Sequels are sometimes amazing, and I often buy them… but I still loathe them. When sequels are clearly intended or mentioned explicitly I have no problem with them, like when most games plan a trilogy; as long as they’re upfront about it. Halo, Gears, Mass Effect, no problem.
It’s stuff like Bioshock 2 that I hate: they make an amazing game that is a story in and of itself (okay, minus the ending that I try to pretend doesn’t exist every morning I wake up), and then once it hits a magic number of sales they green light a sequel that will have inevitably shittier writing. These are the kinds of sequels that I hate.

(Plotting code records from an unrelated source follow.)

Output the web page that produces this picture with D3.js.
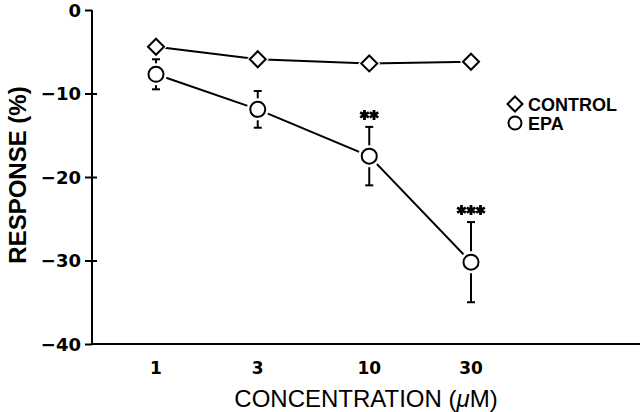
<!DOCTYPE html>
<html>
<head>
<meta charset="utf-8">
<script src="https://cdn.jsdelivr.net/npm/d3@7"></script>
<style>
  body { margin: 0; background: #fff; }
  text { font-family: "Liberation Sans", Arial, sans-serif; fill: #000; }
  .num { font-family: "DejaVu Sans", sans-serif; }
</style>
</head>
<body>
<svg id="chart" width="640" height="412"></svg>
<script>
// values
var conc = [1, 3, 10, 30];
var control = [-4.4, -5.9, -6.4, -6.2];
var epa = [-7.7, -11.9, -17.5, -30.2];
var epaErr = [1.8, 2.2, 3.5, 4.8];
var stars = [0, 0, 2, 3];
var yTicks = [0, -10, -20, -30, -40];

var svg = d3.select("#chart");

var x = d3.scaleLog().domain([1, 30]).range([156, 471]);
var y = d3.scaleLinear().domain([-40, 0]).range([344, 10]);

var axisX = 92;

// y axis
var yAxis = svg.append("g")
    .attr("transform", "translate(" + axisX + ",0)")
    .call(d3.axisLeft(y).tickValues(yTicks).tickSize(7).tickPadding(4)
        .tickFormat(function(d) { return d == 0 ? "0" : "\u2212" + Math.abs(d); }));
yAxis.select(".domain").remove();
yAxis.selectAll(".tick line")
    .attr("stroke-width", 2)
    .attr("x2", function(d) { return (d == 0 || d == -40) ? 0 : 5; })
    .attr("x1", -7);
yAxis.selectAll(".tick text")
    .attr("class", "num")
    .attr("font-size", 18)
    .attr("font-weight", "bold")
    .attr("dy", "0.36em");

svg.append("line")
    .attr("x1", axisX).attr("x2", axisX)
    .attr("y1", y(0)).attr("y2", y(-40))
    .attr("stroke", "#000").attr("stroke-width", 2);
svg.append("line")
    .attr("x1", axisX).attr("x2", 640)
    .attr("y1", y(-40)).attr("y2", y(-40))
    .attr("stroke", "#000").attr("stroke-width", 2);

// category labels
svg.selectAll(".xlab")
    .data(conc)
    .enter().append("text")
    .attr("class", "num")
    .attr("x", function(d) { return x(d); })
    .attr("y", 374)
    .attr("text-anchor", "middle")
    .attr("font-size", 17)
    .attr("font-weight", "bold")
    .text(function(d) { return d; });

// axis titles
var xt = svg.append("text")
    .attr("x", 366).attr("y", 407)
    .attr("text-anchor", "middle")
    .attr("font-size", 24);
xt.append("tspan").text("CONCENTRATION (");
xt.append("tspan").attr("font-style", "italic").text("\u03bc");
xt.append("tspan").text("M)");

svg.append("text")
    .attr("transform", "translate(26,175) rotate(-90)")
    .attr("text-anchor", "middle")
    .attr("font-size", 24)
    .attr("font-weight", "bold")
    .text("RESPONSE (%)");

var ctrlData = conc.map(function(c, i) { return { c: c, v: control[i] }; });
var epaData = conc.map(function(c, i) { return { c: c, v: epa[i], e: epaErr[i], s: stars[i] }; });

var line = d3.line()
    .x(function(d) { return x(d.c); })
    .y(function(d) { return y(d.v); });

svg.append("path").datum(ctrlData)
    .attr("d", line).attr("fill", "none")
    .attr("stroke", "#000").attr("stroke-width", 2);
svg.append("path").datum(epaData)
    .attr("d", line).attr("fill", "none")
    .attr("stroke", "#000").attr("stroke-width", 2);

// error bars
var eb = svg.selectAll(".err")
    .data(epaData)
    .enter().append("g")
    .attr("class", "err");
eb.append("line")
    .attr("x1", function(d) { return x(d.c); })
    .attr("x2", function(d) { return x(d.c); })
    .attr("y1", function(d) { return y(d.v + d.e); })
    .attr("y2", function(d) { return y(d.v - d.e); })
    .attr("stroke", "#000").attr("stroke-width", 2);
eb.append("line")
    .attr("x1", function(d) { return x(d.c) - 4; })
    .attr("x2", function(d) { return x(d.c) + 4; })
    .attr("y1", function(d) { return y(d.v + d.e); })
    .attr("y2", function(d) { return y(d.v + d.e); })
    .attr("stroke", "#000").attr("stroke-width", 2);
eb.append("line")
    .attr("x1", function(d) { return x(d.c) - 4; })
    .attr("x2", function(d) { return x(d.c) + 4; })
    .attr("y1", function(d) { return y(d.v - d.e); })
    .attr("y2", function(d) { return y(d.v - d.e); })
    .attr("stroke", "#000").attr("stroke-width", 2);

// markers with white halo so lines stop short
var diamond = function(cx, cy, r) {
    return "M" + cx + "," + (cy - r) + "L" + (cx + r) + "," + cy +
        "L" + cx + "," + (cy + r) + "L" + (cx - r) + "," + cy + "Z";
};

svg.selectAll(".dhalo")
    .data(ctrlData)
    .enter().append("path")
    .attr("d", function(d) { return diamond(x(d.c), y(d.v), 11); })
    .attr("fill", "#fff");
svg.selectAll(".dmark")
    .data(ctrlData)
    .enter().append("path")
    .attr("d", function(d) { return diamond(x(d.c), y(d.v), 8); })
    .attr("fill", "#fff").attr("stroke", "#000").attr("stroke-width", 2);

svg.selectAll(".chalo")
    .data(epaData)
    .enter().append("circle")
    .attr("cx", function(d) { return x(d.c); })
    .attr("cy", function(d) { return y(d.v); })
    .attr("r", 11)
    .attr("fill", "#fff");
svg.selectAll(".cmark")
    .data(epaData)
    .enter().append("circle")
    .attr("cx", function(d) { return x(d.c); })
    .attr("cy", function(d) { return y(d.v); })
    .attr("r", 7.5)
    .attr("fill", "#fff").attr("stroke", "#000").attr("stroke-width", 2);

// significance stars
var star = d3.symbol().type(d3.symbolAsterisk).size(70);
epaData.forEach(function(d) {
    for (var k = 0; k < d.s; k++) {
        var sx = x(d.c) + (k - (d.s - 1) / 2) * 9.5;
        svg.append("path")
            .attr("d", star)
            .attr("transform", "translate(" + sx + "," + (y(d.v + d.e) - 12) + ")")
            .attr("fill", "none")
            .attr("stroke", "#000")
            .attr("stroke-width", 2.8);
    }
});

// legend
svg.append("path")
    .attr("d", diamond(515, 104, 7.5))
    .attr("fill", "#fff").attr("stroke", "#000").attr("stroke-width", 2);
svg.append("circle")
    .attr("cx", 515).attr("cy", 123).attr("r", 6.5)
    .attr("fill", "#fff").attr("stroke", "#000").attr("stroke-width", 2);
svg.append("text")
    .attr("x", 528).attr("y", 111)
    .attr("font-size", 18).attr("font-weight", "bold")
    .text("CONTROL");
svg.append("text")
    .attr("x", 528).attr("y", 130)
    .attr("font-size", 18).attr("font-weight", "bold")
    .text("EPA");
</script>
</body>
</html>
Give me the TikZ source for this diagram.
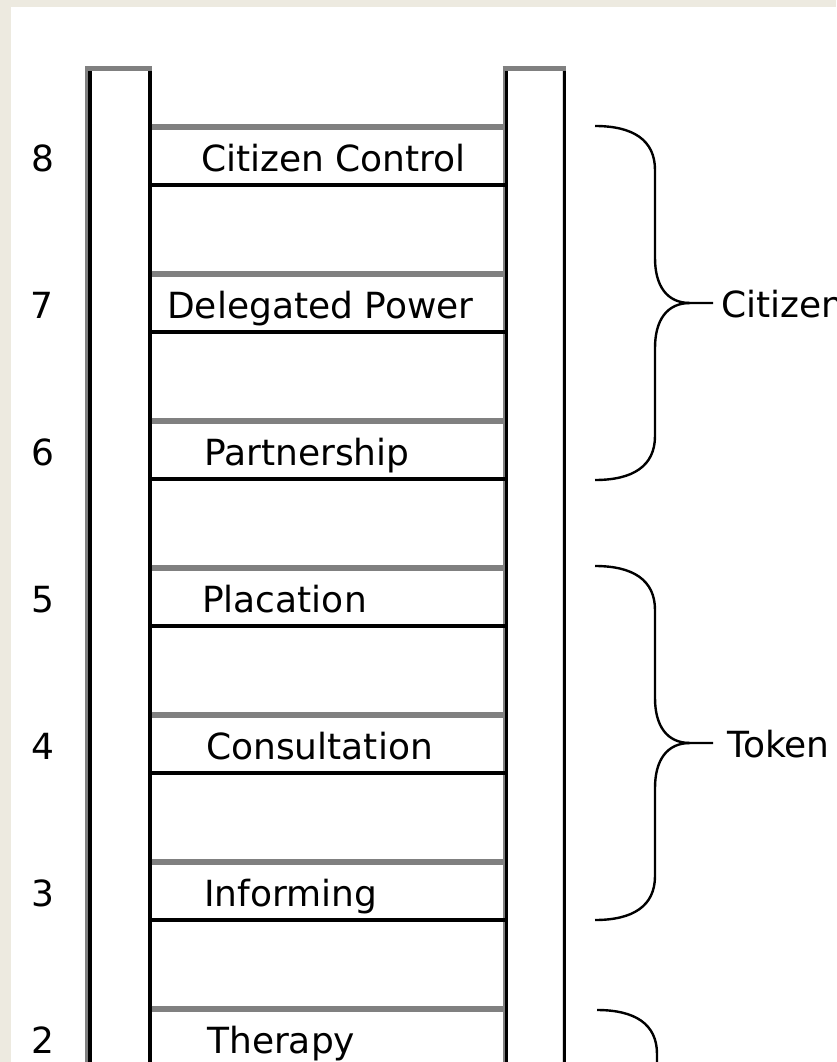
\documentclass[tikz,border=0pt]{standalone}
\usepackage{fontspec}
\setmainfont{DejaVu Sans}
\definecolor{beige}{HTML}{EDEAE0}
\definecolor{railgray}{HTML}{808080}
\begin{document}
\begin{tikzpicture}[x=1pt,y=-1pt,
  rail/.style={line width=3.5pt,black},
  railshade/.style={line width=3pt,railgray},
  railcap/.style={line width=5pt,railgray},
  toprung/.style={line width=5.5pt,railgray},
  botrung/.style={line width=4.5pt,black},
  lbl/.style={inner sep=0pt,anchor=base west,font=\fontsize{36}{40}\selectfont},
  num/.style={inner sep=0pt,anchor=base,font=\fontsize{36}{40}\selectfont},
  bracestyle/.style={line width=2.4pt,black},
  bracepic/.pic={
    \draw[bracestyle] (0,0) .. controls (38,0) and (60,14) .. (60,44) -- (60,132)
      .. controls (60,160) and (72,177) .. (95,177) -- (118,177);
    \draw[bracestyle] (95,177) .. controls (72,177) and (60,194) .. (60,222) -- (60,310)
      .. controls (60,340) and (38,354) .. (0,354);
  }]
\useasboundingbox (0,0) rectangle (836,1062);
\fill[beige] (0,0) rectangle (836,1062);
\fill[white] (11,7) rectangle (836,1062);
\clip (0,0) rectangle (836,1062);
% rails
\draw[railshade] (86.5,70) -- (86.5,1070);
\draw[rail] (89.8,70) -- (89.8,1070);
\draw[rail] (150,70) -- (150,1070);
\draw[railcap] (85,68.5) -- (151.5,68.5);
\draw[railshade,line width=2.5pt] (503.8,70) -- (503.8,1070);
\draw[rail] (506.5,70) -- (506.5,1070);
\draw[line width=1pt,black!15] (562,70) -- (562,1070);
\draw[rail] (564.5,70) -- (564.5,1070);
\draw[railcap] (502.5,68.5) -- (566,68.5);
% rungs
\foreach \yg in {127,274,421,568,715,862,1009} {
  \draw[toprung] (151.5,\yg) -- (505,\yg);
}
\foreach \yb in {185,332,479,626,773,920} {
  \draw[botrung] (151.5,\yb) -- (505,\yb);
}
% rung labels
\node[lbl] (r8) at (201,171) {Citizen Control};
\node[lbl] (r7) at (167,318) {Delegated Power};
\node[lbl] (r6) at (204,465) {Partnership};
\node[lbl] (r5) at (202,612) {Placation};
\node[lbl] (r4) at (206,759) {Consultation};
\node[lbl] (r3) at (204,906) {Informing};
\node[lbl] (r2) at (207,1053) {Therapy};
% numbers
\node[num] (n8) at (43,171) {8};
\node[num] (n7) at (42,318) {7};
\node[num] (n6) at (43,465) {6};
\node[num] (n5) at (43,612) {5};
\node[num] (n4) at (43,759) {4};
\node[num] (n3) at (43,906) {3};
\node[num] (n2) at (43,1053) {2};
% braces
\pic at (595,126) {bracepic};
\pic at (595,566) {bracepic};
\pic at (597,1010) {bracepic};
\node[lbl] (citizen) at (721,317) {Citizen};
\node[lbl] (token) at (727,757) {Token};
\end{tikzpicture}
\end{document}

This is what Portal feels like to me. GlaDOS was just funny enough, the credits song was just the right amount of phenomenal, the companion cube just cute enough, that it had all the right ingredients to make The Internet say: “more please.”
Well, I want less.
I know this bad stuff is not even possible to happen to Portal because Valve are pretty bloody amazing, but I still just wish it didn’t exist. It will be fawned over, and I will no doubt buy it, but a small part of me will die inside.
Um, speaking of sequels….. gotta run!: Blizzard just released patch 1.13 for Diablo II. Goodbye.